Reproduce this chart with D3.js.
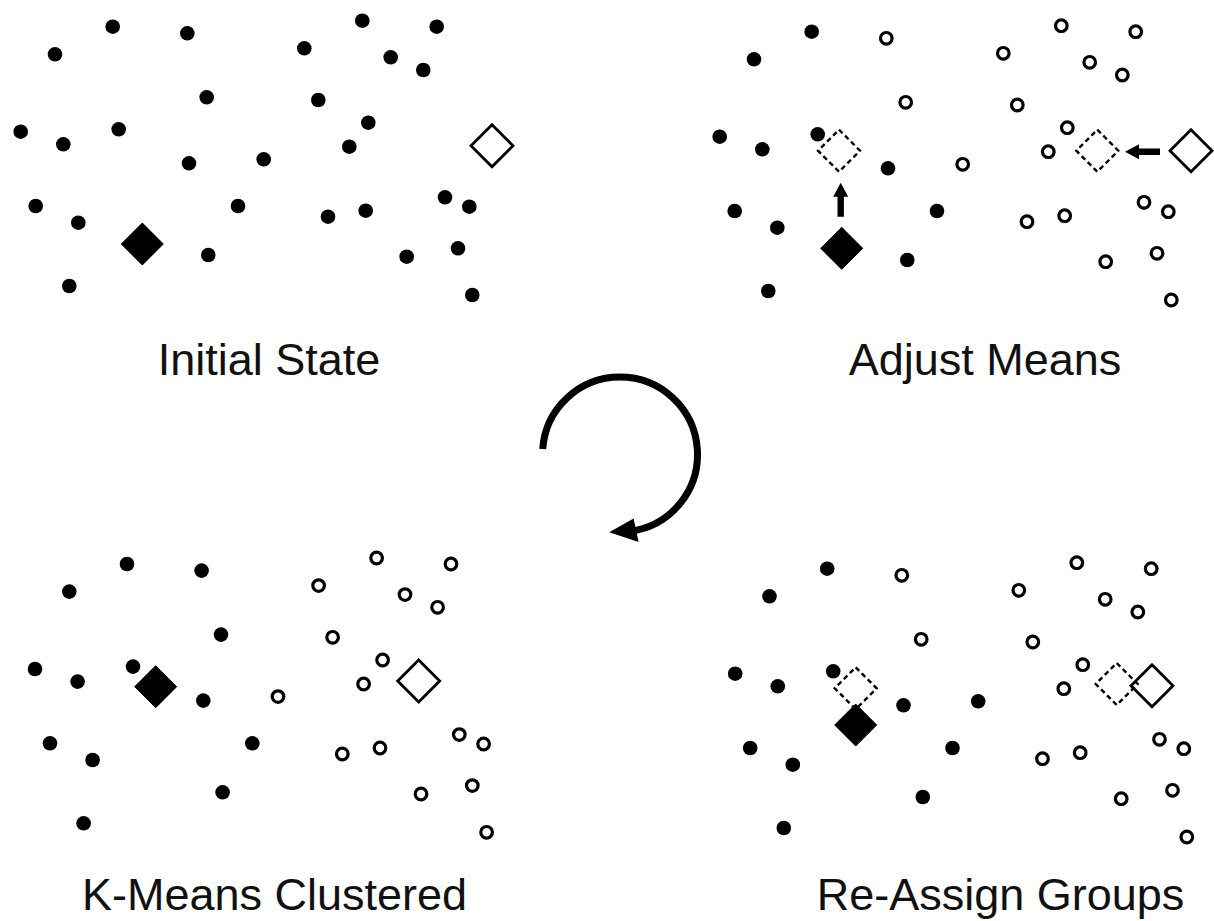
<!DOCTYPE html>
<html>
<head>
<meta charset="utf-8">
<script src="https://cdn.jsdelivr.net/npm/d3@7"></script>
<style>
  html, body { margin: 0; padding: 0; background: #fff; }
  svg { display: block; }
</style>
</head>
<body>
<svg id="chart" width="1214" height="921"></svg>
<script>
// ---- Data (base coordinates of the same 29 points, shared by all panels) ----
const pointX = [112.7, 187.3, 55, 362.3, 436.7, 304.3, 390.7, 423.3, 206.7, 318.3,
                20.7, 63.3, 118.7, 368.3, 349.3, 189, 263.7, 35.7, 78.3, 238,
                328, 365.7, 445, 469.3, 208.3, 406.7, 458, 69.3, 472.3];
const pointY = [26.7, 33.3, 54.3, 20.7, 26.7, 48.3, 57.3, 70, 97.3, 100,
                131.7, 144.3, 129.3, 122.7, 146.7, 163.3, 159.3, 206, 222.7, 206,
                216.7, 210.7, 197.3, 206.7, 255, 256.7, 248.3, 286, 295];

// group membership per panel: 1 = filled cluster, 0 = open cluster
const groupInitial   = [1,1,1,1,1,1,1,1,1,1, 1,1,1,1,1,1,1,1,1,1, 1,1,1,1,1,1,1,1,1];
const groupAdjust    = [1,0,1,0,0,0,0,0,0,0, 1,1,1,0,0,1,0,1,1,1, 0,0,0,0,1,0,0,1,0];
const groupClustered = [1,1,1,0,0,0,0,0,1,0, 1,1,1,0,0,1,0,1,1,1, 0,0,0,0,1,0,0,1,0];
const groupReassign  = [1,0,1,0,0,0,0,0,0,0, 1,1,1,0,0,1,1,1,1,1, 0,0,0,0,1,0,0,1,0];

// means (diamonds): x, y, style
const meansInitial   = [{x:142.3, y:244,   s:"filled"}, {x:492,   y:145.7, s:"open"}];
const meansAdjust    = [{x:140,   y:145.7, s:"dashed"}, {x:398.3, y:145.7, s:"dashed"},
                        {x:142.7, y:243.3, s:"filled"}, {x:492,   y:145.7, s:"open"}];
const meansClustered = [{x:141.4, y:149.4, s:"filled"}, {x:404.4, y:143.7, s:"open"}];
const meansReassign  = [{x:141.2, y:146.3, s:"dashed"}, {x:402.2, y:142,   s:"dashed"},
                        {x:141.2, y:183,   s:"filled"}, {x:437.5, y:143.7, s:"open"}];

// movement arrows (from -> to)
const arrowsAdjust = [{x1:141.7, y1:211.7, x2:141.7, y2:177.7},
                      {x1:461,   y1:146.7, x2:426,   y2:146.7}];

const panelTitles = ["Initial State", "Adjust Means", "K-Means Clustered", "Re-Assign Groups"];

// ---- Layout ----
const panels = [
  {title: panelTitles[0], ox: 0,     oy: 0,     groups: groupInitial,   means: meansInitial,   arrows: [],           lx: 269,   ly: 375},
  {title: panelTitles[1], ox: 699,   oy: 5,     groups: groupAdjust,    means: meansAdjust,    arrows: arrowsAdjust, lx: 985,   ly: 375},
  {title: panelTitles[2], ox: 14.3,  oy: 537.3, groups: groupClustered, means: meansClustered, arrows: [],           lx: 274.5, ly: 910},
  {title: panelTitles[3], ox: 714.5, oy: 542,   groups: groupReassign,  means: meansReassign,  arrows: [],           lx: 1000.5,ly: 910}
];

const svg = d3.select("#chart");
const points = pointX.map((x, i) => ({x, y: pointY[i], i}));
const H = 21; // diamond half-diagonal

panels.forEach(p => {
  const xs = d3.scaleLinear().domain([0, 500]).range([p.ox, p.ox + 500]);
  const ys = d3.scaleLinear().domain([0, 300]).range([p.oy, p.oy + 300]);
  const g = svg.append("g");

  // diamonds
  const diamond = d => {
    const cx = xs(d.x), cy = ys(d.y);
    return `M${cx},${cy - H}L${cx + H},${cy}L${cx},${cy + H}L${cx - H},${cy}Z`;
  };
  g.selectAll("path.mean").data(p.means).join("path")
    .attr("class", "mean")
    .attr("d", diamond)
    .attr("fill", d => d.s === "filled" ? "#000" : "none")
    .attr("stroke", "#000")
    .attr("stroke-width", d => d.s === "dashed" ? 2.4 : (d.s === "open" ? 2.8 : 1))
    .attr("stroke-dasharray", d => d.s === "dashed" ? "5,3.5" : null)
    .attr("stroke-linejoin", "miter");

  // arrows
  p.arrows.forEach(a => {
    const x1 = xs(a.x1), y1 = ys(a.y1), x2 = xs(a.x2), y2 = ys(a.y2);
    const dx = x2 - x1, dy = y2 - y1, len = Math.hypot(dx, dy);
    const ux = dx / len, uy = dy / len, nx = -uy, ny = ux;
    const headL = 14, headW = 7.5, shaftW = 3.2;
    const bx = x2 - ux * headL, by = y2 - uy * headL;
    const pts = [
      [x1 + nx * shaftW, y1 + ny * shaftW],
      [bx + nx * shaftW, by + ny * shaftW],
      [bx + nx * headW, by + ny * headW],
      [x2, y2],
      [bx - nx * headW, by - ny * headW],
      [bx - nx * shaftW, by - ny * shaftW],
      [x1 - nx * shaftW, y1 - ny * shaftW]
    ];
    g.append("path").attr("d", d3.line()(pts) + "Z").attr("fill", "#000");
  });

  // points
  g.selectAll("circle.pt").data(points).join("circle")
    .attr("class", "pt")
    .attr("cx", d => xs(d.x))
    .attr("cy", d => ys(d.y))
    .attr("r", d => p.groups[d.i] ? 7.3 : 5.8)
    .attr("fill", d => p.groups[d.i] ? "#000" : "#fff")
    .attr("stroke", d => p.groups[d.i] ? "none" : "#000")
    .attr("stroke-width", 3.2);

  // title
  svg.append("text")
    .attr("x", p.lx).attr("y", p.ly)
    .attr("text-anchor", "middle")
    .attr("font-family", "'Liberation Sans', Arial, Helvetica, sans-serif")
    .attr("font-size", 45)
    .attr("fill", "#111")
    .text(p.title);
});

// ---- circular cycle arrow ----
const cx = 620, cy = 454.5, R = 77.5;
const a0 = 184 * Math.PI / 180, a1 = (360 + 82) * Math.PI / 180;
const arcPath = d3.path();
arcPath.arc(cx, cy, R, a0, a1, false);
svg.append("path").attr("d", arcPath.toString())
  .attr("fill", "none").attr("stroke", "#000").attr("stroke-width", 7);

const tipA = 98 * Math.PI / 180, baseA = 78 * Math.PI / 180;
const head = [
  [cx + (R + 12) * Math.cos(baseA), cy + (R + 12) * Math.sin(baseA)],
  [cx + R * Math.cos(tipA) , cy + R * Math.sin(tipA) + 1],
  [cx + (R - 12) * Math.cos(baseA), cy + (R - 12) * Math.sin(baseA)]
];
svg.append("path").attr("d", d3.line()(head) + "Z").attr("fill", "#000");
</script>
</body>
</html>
_____
Set the listing down in full and exactly. Pictures within it should not appear in the copy.

Reproduce this chart with D3.js.
<!DOCTYPE html>
<html>
<head>
<meta charset="utf-8">
<script src="https://cdn.jsdelivr.net/npm/d3@7"></script>
<style>
  html, body { margin: 0; padding: 0; background: #fff; }
  svg { display: block; }
</style>
</head>
<body>
<svg id="chart" width="1214" height="921"></svg>
<script>
// ---- Data (base coordinates of the same 29 points, shared by all panels) ----
const pointX = [112.7, 187.3, 55, 362.3, 436.7, 304.3, 390.7, 423.3, 206.7, 318.3,
                20.7, 63.3, 118.7, 368.3, 349.3, 189, 263.7, 35.7, 78.3, 238,
                328, 365.7, 445, 469.3, 208.3, 406.7, 458, 69.3, 472.3];
const pointY = [26.7, 33.3, 54.3, 20.7, 26.7, 48.3, 57.3, 70, 97.3, 100,
                131.7, 144.3, 129.3, 122.7, 146.7, 163.3, 159.3, 206, 222.7, 206,
                216.7, 210.7, 197.3, 206.7, 255, 256.7, 248.3, 286, 295];

// group membership per panel: 1 = filled cluster, 0 = open cluster
const groupInitial   = [1,1,1,1,1,1,1,1,1,1, 1,1,1,1,1,1,1,1,1,1, 1,1,1,1,1,1,1,1,1];
const groupAdjust    = [1,0,1,0,0,0,0,0,0,0, 1,1,1,0,0,1,0,1,1,1, 0,0,0,0,1,0,0,1,0];
const groupClustered = [1,1,1,0,0,0,0,0,1,0, 1,1,1,0,0,1,0,1,1,1, 0,0,0,0,1,0,0,1,0];
const groupReassign  = [1,0,1,0,0,0,0,0,0,0, 1,1,1,0,0,1,1,1,1,1, 0,0,0,0,1,0,0,1,0];

// means (diamonds): x, y, style
const meansInitial   = [{x:142.3, y:244,   s:"filled"}, {x:492,   y:145.7, s:"open"}];
const meansAdjust    = [{x:140,   y:145.7, s:"dashed"}, {x:398.3, y:145.7, s:"dashed"},
                        {x:142.7, y:243.3, s:"filled"}, {x:492,   y:145.7, s:"open"}];
const meansClustered = [{x:141.4, y:149.4, s:"filled"}, {x:404.4, y:143.7, s:"open"}];
const meansReassign  = [{x:141.2, y:146.3, s:"dashed"}, {x:402.2, y:142,   s:"dashed"},
                        {x:141.2, y:183,   s:"filled"}, {x:437.5, y:143.7, s:"open"}];

// movement arrows (from -> to)
const arrowsAdjust = [{x1:141.7, y1:211.7, x2:141.7, y2:177.7},
                      {x1:461,   y1:146.7, x2:426,   y2:146.7}];

const panelTitles = ["Initial State", "Adjust Means", "K-Means Clustered", "Re-Assign Groups"];

// ---- Layout ----
const panels = [
  {title: panelTitles[0], ox: 0,     oy: 0,     groups: groupInitial,   means: meansInitial,   arrows: [],           lx: 269,   ly: 375},
  {title: panelTitles[1], ox: 699,   oy: 5,     groups: groupAdjust,    means: meansAdjust,    arrows: arrowsAdjust, lx: 985,   ly: 375},
  {title: panelTitles[2], ox: 14.3,  oy: 537.3, groups: groupClustered, means: meansClustered, arrows: [],           lx: 274.5, ly: 910},
  {title: panelTitles[3], ox: 714.5, oy: 542,   groups: groupReassign,  means: meansReassign,  arrows: [],           lx: 1000.5,ly: 910}
];

const svg = d3.select("#chart");
const points = pointX.map((x, i) => ({x, y: pointY[i], i}));
const H = 21; // diamond half-diagonal

panels.forEach(p => {
  const xs = d3.scaleLinear().domain([0, 500]).range([p.ox, p.ox + 500]);
  const ys = d3.scaleLinear().domain([0, 300]).range([p.oy, p.oy + 300]);
  const g = svg.append("g");

  // diamonds
  const diamond = d => {
    const cx = xs(d.x), cy = ys(d.y);
    return `M${cx},${cy - H}L${cx + H},${cy}L${cx},${cy + H}L${cx - H},${cy}Z`;
  };
  g.selectAll("path.mean").data(p.means).join("path")
    .attr("class", "mean")
    .attr("d", diamond)
    .attr("fill", d => d.s === "filled" ? "#000" : "none")
    .attr("stroke", "#000")
    .attr("stroke-width", d => d.s === "dashed" ? 2.4 : (d.s === "open" ? 2.8 : 1))
    .attr("stroke-dasharray", d => d.s === "dashed" ? "5,3.5" : null)
    .attr("stroke-linejoin", "miter");

  // arrows
  p.arrows.forEach(a => {
    const x1 = xs(a.x1), y1 = ys(a.y1), x2 = xs(a.x2), y2 = ys(a.y2);
    const dx = x2 - x1, dy = y2 - y1, len = Math.hypot(dx, dy);
    const ux = dx / len, uy = dy / len, nx = -uy, ny = ux;
    const headL = 14, headW = 7.5, shaftW = 3.2;
    const bx = x2 - ux * headL, by = y2 - uy * headL;
    const pts = [
      [x1 + nx * shaftW, y1 + ny * shaftW],
      [bx + nx * shaftW, by + ny * shaftW],
      [bx + nx * headW, by + ny * headW],
      [x2, y2],
      [bx - nx * headW, by - ny * headW],
      [bx - nx * shaftW, by - ny * shaftW],
      [x1 - nx * shaftW, y1 - ny * shaftW]
    ];
    g.append("path").attr("d", d3.line()(pts) + "Z").attr("fill", "#000");
  });

  // points
  g.selectAll("circle.pt").data(points).join("circle")
    .attr("class", "pt")
    .attr("cx", d => xs(d.x))
    .attr("cy", d => ys(d.y))
    .attr("r", d => p.groups[d.i] ? 7.3 : 5.8)
    .attr("fill", d => p.groups[d.i] ? "#000" : "#fff")
    .attr("stroke", d => p.groups[d.i] ? "none" : "#000")
    .attr("stroke-width", 3.2);

  // title
  svg.append("text")
    .attr("x", p.lx).attr("y", p.ly)
    .attr("text-anchor", "middle")
    .attr("font-family", "'Liberation Sans', Arial, Helvetica, sans-serif")
    .attr("font-size", 45)
    .attr("fill", "#111")
    .text(p.title);
});

// ---- circular cycle arrow ----
const cx = 620, cy = 454.5, R = 77.5;
const a0 = 184 * Math.PI / 180, a1 = (360 + 82) * Math.PI / 180;
const arcPath = d3.path();
arcPath.arc(cx, cy, R, a0, a1, false);
svg.append("path").attr("d", arcPath.toString())
  .attr("fill", "none").attr("stroke", "#000").attr("stroke-width", 7);

const tipA = 98 * Math.PI / 180, baseA = 78 * Math.PI / 180;
const head = [
  [cx + (R + 12) * Math.cos(baseA), cy + (R + 12) * Math.sin(baseA)],
  [cx + R * Math.cos(tipA) , cy + R * Math.sin(tipA) + 1],
  [cx + (R - 12) * Math.cos(baseA), cy + (R - 12) * Math.sin(baseA)]
];
svg.append("path").attr("d", d3.line()(head) + "Z").attr("fill", "#000");
</script>
</body>
</html>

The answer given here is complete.